Le Festival Radio France Occitanie Montpellier propose de riches soirées pour les amateurs de musique symphonique : hier c’était l'Orchestre Philharmonique de Radio France, demain l’Orchestre National de France, maintenant celui de Montpellier. Trois phalanges qui se suivent pour le régal des festivaliers : la grande salle du Corum est comble les trois soirs.
On est aussi là pour entendre Jonathan Fournel dans le Concerto pour piano de Schumann. Las, dès les premiers accords, on perçoit un décalage entre le piano et l’orchestre qui persistera pendant tout le premier mouvement : Fournel dynamise, impulse, mais l’orchestre ne suit pas – malgré la présence physiquement indéniable de Roderick Cox, le nouveau directeur musical de l'OONM, au pupitre. Alors on écoute Jonathan Fournel, on admire sa prise de parole sensible, le fantastique toucher de sa main droite, ses doigts qui conduisent la mélodie avec un toucher merveilleux. La cadence parvient à nous surprendre : le discours au début s’étire démesurément, puis se resserre, se tend, jusqu’à des trilles tellement fins que les deux notes semblent fondues.
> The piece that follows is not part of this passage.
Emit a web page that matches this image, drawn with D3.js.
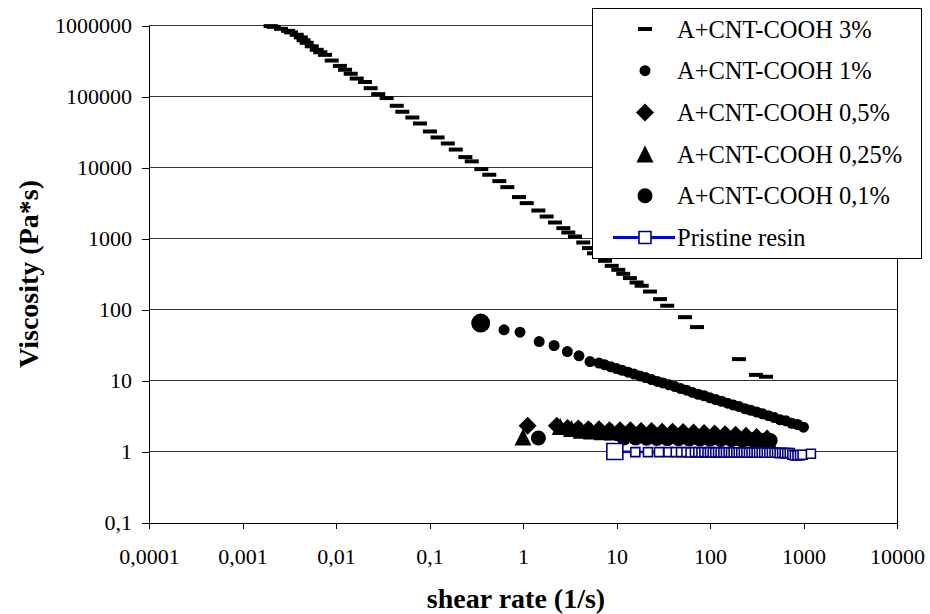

Fournel chante l’« Intermezzo » de tout son cœur, comme s’il s’agissait d’une mélodie d’enfance chaleureuse et poétique, et il s’amuse, les yeux rieurs, donnant à la musique de Schumann un caractère primesautier. La partition lui donne plus d’espace, le caractère dialogué est plus présent, alors il en joue, il lance l’orchestre qui maintenant prend la balle au bond – et non plus après le rebond.
Là, on y est ! L’« Allegro vivace » peut exploser, les musiciens sont en phase. Le pianiste se régale, varie ses interventions avec des micro nuances qui nous surprennent, une qualité de legato splendide, des phrasés qui respirent. Les dernières minutes sont éblouissantes d’énergie, d’engagement de toutes parts, avec un Fournel extatique. Rappelé, il propose en bis un deuxième Klavierstück de Brahms confondant de simplicité et de naturel, une interprétation chimiquement pure qui nous laisse ému.